Bafut is a town located in a modern commune in Cameroon, it is also a traditional fondom . It is located in the Mezam Department, which in turn is located in the Northwest Province.

Bafut is famous for having preserved its structure as a traditional kingdom (or "Fondom" ), under the leadership of the Fon of Bafut. Its traditional power structures operate in harmony with its modern local government council, which aims to turn Bafut into an Eco-city.

History[edit]

The Bafut tradition traces its dynastic origins to the Ndobo or Tikari areas. From the reign of Firloo, the first Fon of Bafut, it has operated as a fondom or kingdom, using traditional power structures. Upon their arrival from Tikari at least 400 years ago, the Bafut people built the current "old palace" of Mbebli, also known as Ntoh Firloo. It still contains the tombs of the first three Bafut kings Firloo, Nebasi Suh and Ambebi.

The Fon's palace, and thus the centre of Bafut's traditional power, was later moved to its current location, and by the time of the German annexation of the Cameroons in the late nineteenth century, Bafut had roughly assumed its present make-up.

The Bafut Wars and German colonisation[edit]

The Bafut Wars resulted from German colonial intrusion into the Bafut fondom.

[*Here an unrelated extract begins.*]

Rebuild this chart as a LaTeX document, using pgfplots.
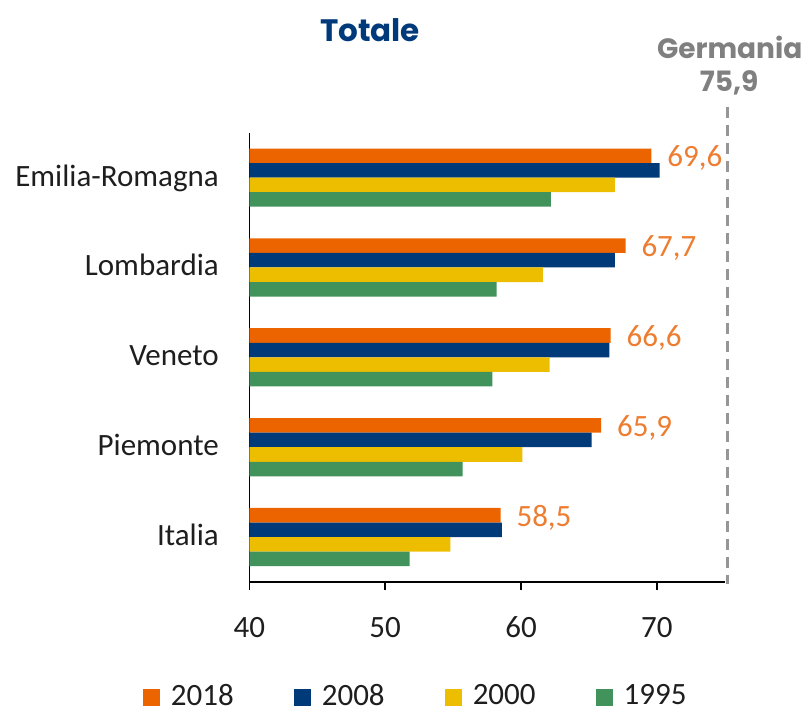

The German explorer, Dr Eugen Zintgraff, visited Bafut in 1889. He had earlier stopped in Bali Nyonga where he had received a warm welcome from Galega, the Fon of Bali Nyonga. However the Bafut Fon, Abumbi, received him with circumspection since Bafut was not on good terms with Bali Nyonga. Zintgraff is said to have committed two breaches of etiquette. He seized the drinking cup from the Fon's hand and drank from it and he insisted on calling Abumbi by his princely name 'Gualem'. This open display of disrespect was interpreted in Bafut as a deliberate attempt to belittle the Fon and it was assumed that Galega of Bali Nyonga was behind this.

Relations between Bafut and the Germans subsequently deteriorated to the point of armed conflict. In 1891 Bafut went to the aid of its neighbour and ally Mankon which had been attacked by a German-led Bali Nyonga force en route to Bafut. This force had been sent to avenge the death of two of Zintgraff's messengers sent to Bafut to demand ivory. On 31 January 1891 it attacked Mankon and burnt the town. As the attacking force retired Mankon warriors, assisted now by their allies from Bafut, counter-attacked and inflicted heavy losses on their enemies. Ten years later the Germans, under Pavel, returned in full force. Bafut suffered a series of punitive raids in 1901 1904-5 and 1907, at the end of which the Fon was arrested and exiled to Douala for a year.

In the meantime a military station had been established at Bamenda which served as the administrative headquarters of the district until the Germans were expelled during the World War of 1914-1918. The Bamenda garrison fell in October 1915.

British and French colonisation[edit]

Cameroon 1901–1972
  German Kamerun
  British Cameroons
  French Cameroun
  Republic of Cameroon

After a brief period of joint administration Britain and France provisionally partitioned the territory and this, with only minor adjustments, was confirmed by the Milner-Simon agreement of July 1919. Bafut fell into the British sector which was constituted into the Cameroons Province and attached to the Southern Provinces of British Nigeria for administrative purposes. At least one Fon of Bafut, Achirimbi II maintained friendly ties with the British. When the British left Cameroon in 1961, the region had a choice of joining either the newly formed Cameroon or Nigeria. The Fon Achirimbi II is famously said to have remarked that it was a choice between the "Fire and the Deep Sea".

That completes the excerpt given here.